1. Doritos Mountain Dew
Since PepsiCo owns a number of food and beverage brands, it was only a matter of time before they started looking at crossover opportunities. And the link between the target audience for Doritos and Mountain Dew is pretty clear—both target young men who are seeking “ extreme” (meaning highly artificial and unhealthy) flavor experiences. And if you look carefully at the growing relationship between the two brands, you can see signs of the horrors to come. In 2008, the company offered Doritos Quest, Doritos chips coated with a sweet mystery flavor that was later revealed to be Mountain Dew. And in early 2014, the brands collaborated on a promotion tied into the release of a video game in the Call of Duty series.
But even with these signals, the world still wasn’t ready when the company began testing Doritos-flavored Mountain Dew on US college campuses.

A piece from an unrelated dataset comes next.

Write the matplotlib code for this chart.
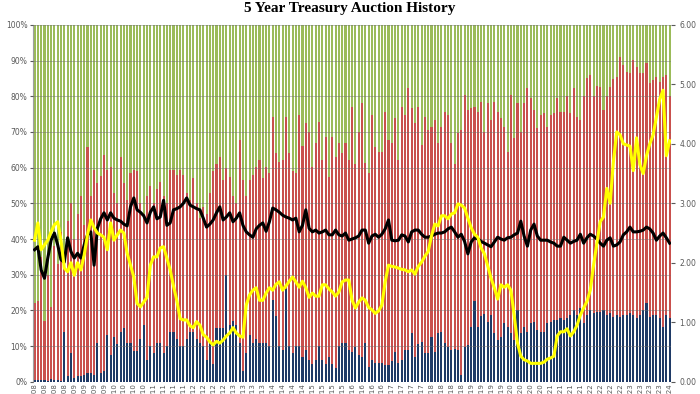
import matplotlib.pyplot as plt
import numpy as np

# monthly 5y auctions, Jan 2008 .. Jan 2024
# direct bidders (% of total), bottom blue bars
direct = [
    0.6, 0.5, 0.4, 0.5, 0.3, 0.7, 0.5, 0.4, 0.3, 14,
    1.5, 8, 1.2, 1.5, 1.5, 2.0, 2.5, 2.5, 2.0, 11,
    2.5, 3.0, 13, 7.5, 12.5, 10.5, 14, 15, 11, 11,
    8.5, 8.5, 12, 16, 6, 10, 8, 11, 11, 8,
    10, 14, 14, 12, 10, 10, 12, 14, 14, 12,
    11, 10, 6, 11, 5, 15, 15, 15, 30, 16,
    17, 16, 11, 3, 8, 13, 11, 12, 11, 11,
    11, 10, 23, 18.5, 10, 9, 26, 10, 8, 10,
    10, 7, 9, 6, 5, 6, 10, 6, 5, 7,
    5, 4, 10, 11, 11, 9,
    8.4, 9.8, 7.5, 7.0, 11, 4.2, 6.1, 5.2, 5.2, 5.2,
    4.7, 4.7, 5.7, 8.4, 5.2, 6.1, 8.9, 8.9, 13.6, 7.0,
    10.7, 11.2, 8.0, 8.0, 12.6, 8.4, 13.6, 14.0, 10.8, 9.8,
    8.9, 9.3, 8.9, 1.9, 9.8, 10.3, 15.4, 22.5, 15.4, 18.5,
    19.0, 16.8, 18.7, 13.6, 11.7, 12.6, 16.4, 15.4, 13.6, 11.7,
    20.1, 13.6, 15.4, 14.0, 16.4, 16.8, 14.5, 14.0, 14.0, 16.4,
    16.8, 17.3, 17.3, 17.8, 17.3, 17.8, 18.7, 20.1, 18.7, 20.6,
    16.4, 18.7, 20.1, 19.2, 19.6, 19.6, 20.1, 18.7, 19.2, 18.2,
    18.7, 18.2, 18.7, 18.7, 19.2, 18.7, 17.8, 18.7, 20.1, 22.0,
    18.2, 18.7, 18.7, 17.8, 15.4, 18.7,
    18,
]

# direct + indirect (% of total), top of the red bars
non_dealer = [
    22, 22.5, 35, 17, 30, 21, 38, 33, 42, 36,
    45, 50, 40, 47, 52, 44, 65.9, 52, 59.4, 55.7,
    57.6, 63.6, 59.4, 60.3, 53, 50, 63, 55.7, 51, 58.5,
    59.4, 59, 50, 47, 52, 54.8, 50, 54, 56, 52,
    50, 59.4, 59.4, 58, 59.4, 58, 53, 51, 57, 50,
    46, 49, 47, 52.8, 59, 61, 63, 56.6, 60, 57.5,
    52, 50, 67.7, 56.6, 52, 56.6, 58, 60.3, 62, 57,
    60.3, 58.5, 74.3, 64.1, 61.7, 62, 74.3, 64, 59, 58.5,
    74.7, 66, 72.4, 70, 60.3, 66.8, 72.9, 62, 68.7, 57.5,
    68.7, 63, 66.8, 64, 67,
    62.2, 77, 61, 70.1, 78, 61.3, 58.5, 74.7, 65.9, 64.5,
    64.5, 75.7, 67.7, 66.8, 73.8, 62.2, 77, 74.7, 82.2, 76.6,
    72.4, 77, 66.4, 74.3, 70.6, 71.5, 73.3, 66.8, 71.5, 75.7,
    74.7, 66.8, 61, 69.6, 70.6, 80.4, 76.1, 76.6, 77, 75.7,
    78.5, 70.1, 78, 73.3, 78.5, 75.7, 73.8, 71.5, 64.5, 80.4,
    68.2, 78, 70.1, 78, 82.2, 79.4, 76.1, 71, 74.7, 75.2,
    71.5, 74.7, 75.2, 79.5, 75.7, 75.7, 80, 75.2, 82.2, 74.3,
    73.3, 80, 85, 86, 80, 83, 82.6, 76, 80, 82.6,
    84.7, 85.5, 91.1, 88.8, 86.9, 86.4, 90.2, 88.3, 86.4, 86.4,
    89.3, 83.6, 84.5, 85.5, 84, 85.5,
    86, 80,
]

# bid to cover (right axis)
btc = [
    2.22, 2.27, 1.88, 1.74, 2.08, 2.38, 2.50, 2.30, 2.05, 2.01,
    2.42, 2.19, 2.08, 2.16, 2.08, 2.30, 2.47, 2.52, 1.96, 2.58,
    2.74, 2.84, 2.72, 2.84, 2.75, 2.72, 2.70, 2.65, 2.62, 2.94,
    3.09, 2.89, 2.85, 2.79, 2.67, 2.85, 2.94, 2.74, 2.77, 3.05,
    2.63, 2.67, 2.89, 2.91, 2.94, 3.00, 3.09, 2.97, 2.94, 2.91,
    2.89, 2.75, 2.60, 2.65, 2.72, 2.84, 2.94, 2.72, 2.77, 2.84,
    2.69, 2.75, 2.84, 2.63, 2.52, 2.47, 2.43, 2.57, 2.63, 2.67,
    2.53, 2.69, 2.92, 2.89, 2.85, 2.80, 2.77, 2.75, 2.72, 2.75,
    2.52, 2.63, 2.89, 2.58, 2.52, 2.55, 2.50, 2.52, 2.55, 2.47,
    2.47, 2.55, 2.47, 2.45, 2.50, 2.38, 2.40, 2.42, 2.45, 2.55,
    2.55, 2.33, 2.45, 2.48, 2.43, 2.48, 2.57, 2.72, 2.38, 2.37,
    2.38, 2.47, 2.45, 2.35, 2.52, 2.55, 2.55, 2.48, 2.43, 2.43,
    2.45, 2.48, 2.50, 2.50, 2.52, 2.57, 2.60, 2.52, 2.43, 2.48,
    2.36, 2.15, 2.35, 2.42, 2.40, 2.36, 2.33, 2.30, 2.27, 2.35,
    2.43, 2.40, 2.38, 2.42, 2.43, 2.47, 2.50, 2.70, 2.45, 2.28,
    2.55, 2.65, 2.45, 2.38, 2.38, 2.38, 2.35, 2.33, 2.28, 2.28,
    2.43, 2.38, 2.33, 2.36, 2.38, 2.48, 2.33, 2.42, 2.48, 2.45,
    2.40, 2.33, 2.28, 2.38, 2.42, 2.28, 2.30, 2.35, 2.47, 2.52,
    2.60, 2.52, 2.52, 2.53, 2.55, 2.60, 2.57, 2.50, 2.38, 2.45,
    2.50, 2.42, 2.33,
]

# high yield (right axis)
high_yield = [
    2.38, 2.67, 2.22, 2.30, 2.38, 2.52, 2.64, 2.69, 2.38, 1.91,
    1.85, 2.00, 1.79, 2.00, 1.88, 2.13, 2.47, 2.72, 2.59, 2.50,
    2.47, 2.43, 2.22, 2.67, 2.38, 2.47, 2.55, 2.50, 2.16, 1.96,
    1.76, 1.32, 1.26, 1.34, 1.42, 1.96, 2.10, 2.10, 2.25, 2.27,
    2.08, 1.88, 1.61, 1.37, 1.06, 1.04, 1.04, 0.94, 0.91, 1.01,
    0.95, 0.79, 0.75, 0.67, 0.62, 0.68, 0.65, 0.70, 0.77, 0.82,
    0.91, 0.82, 0.77, 0.75, 1.29, 1.46, 1.54, 1.58, 1.37, 1.37,
    1.49, 1.58, 1.54, 1.64, 1.68, 1.54, 1.61, 1.69, 1.76, 1.68,
    1.59, 1.69, 1.58, 1.42, 1.49, 1.44, 1.44, 1.63, 1.63, 1.56,
    1.51, 1.44, 1.51, 1.68, 1.71, 1.71, 1.37, 1.24, 1.34, 1.41,
    1.37, 1.25, 1.21, 1.15, 1.19, 1.29, 1.68, 1.96, 1.94, 1.93,
    1.91, 1.89, 1.88, 1.85, 1.88, 1.81, 1.94, 2.01, 2.11, 2.19,
    2.45, 2.65, 2.62, 2.79, 2.79, 2.74, 2.82, 2.84, 2.99, 2.97,
    2.92, 2.75, 2.59, 2.48, 2.43, 2.25, 2.15, 1.95, 1.74, 1.58,
    1.39, 1.63, 1.59, 1.63, 1.54, 1.12, 0.65, 0.43, 0.37, 0.35,
    0.31, 0.31, 0.31, 0.31, 0.33, 0.38, 0.40, 0.43, 0.77, 0.84,
    0.84, 0.89, 0.77, 0.84, 0.95, 1.12, 1.24, 1.35, 1.54, 1.96,
    2.32, 2.69, 2.77, 3.25, 3.00, 3.70, 4.20, 4.15, 4.00, 3.98,
    3.96, 3.55, 4.10, 3.65, 3.50, 3.80, 4.00, 4.15, 4.45, 4.75,
    4.90, 3.80, 4.05,
]

n = len(direct)
x = np.arange(n)
years = [2008 + i // 12 for i in range(n)]
xlabels = ["'%02d" % (yr % 100) for yr in years]

direct = np.array(direct)
non_dealer = np.array(non_dealer)
indirect = non_dealer - direct
dealer = 100 - non_dealer

fig = plt.figure(figsize=(7, 3.94), dpi=100)
ax = fig.add_axes([0.047, 0.031, 0.912, 0.906])

W = 0.62
ax.bar(x, direct, width=W, color='#1F3A66', zorder=2)
ax.bar(x, indirect, bottom=direct, width=W, color='#C9504D', zorder=2)
ax.bar(x, dealer, bottom=non_dealer, width=W, color='#9BBB59', zorder=2)

ax.set_xlim(-0.5, n - 0.5)
ax.set_ylim(0, 100)
ax.set_yticks(range(0, 101, 10))
ax.set_yticklabels(['%d%%' % v for v in range(0, 101, 10)])
ax.set_axisbelow(False)
ax.yaxis.grid(True, color='#6E6E6E', lw=0.7, alpha=0.45)

ax.set_xticks(x[::3])
ax.set_xticklabels(xlabels[::3], rotation=90)
ax.tick_params(axis='x', labelsize=5, colors='#595959', length=0, pad=1)
ax.tick_params(axis='y', labelsize=5.5, colors='#595959', length=2, pad=2)
for s in ['top', 'right', 'bottom']:
    ax.spines[s].set_visible(False)
ax.spines['left'].set_color('#A0A0A0')

ax2 = ax.twinx()
ax2.plot(x, btc, color='black', lw=2.2, zorder=3)
ax2.plot(x, high_yield, color='#FFFF00', lw=2.2, zorder=4)
ax2.set_ylim(0, 6)
ax2.set_yticks(range(7))
ax2.set_yticklabels(['%.2f' % v for v in range(7)])
ax2.tick_params(axis='y', labelsize=5.5, colors='#595959', length=3, pad=3)
for s in ['top', 'left', 'bottom']:
    ax2.spines[s].set_visible(False)
ax2.spines['right'].set_visible(False)

fig.text(0.5, 0.995, '5 Year Treasury Auction History', ha='center', va='top',
         fontsize=11, fontweight='bold', family='Liberation Serif')

fig.savefig('out.png', dpi=100)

Because while Mountain Dew-flavored Doritos were unappealing, for some reason, Doritos-flavored Mountain Dew amps up the gross factor to a whole new level. One guinea pig said the soda, “wasn’t that disgusting…It tasted like orange with a Doritos aftertaste.” With that kind of ringing endorsement, we can see why Pepsi apparently didn’t take this combo past the test stage. But don’t be lulled into a false sense of security—the risk that soda that tastes like Doritos could one day invade grocery shelves everywhere is a threat as long as these brands remain under the same corporate umbrella.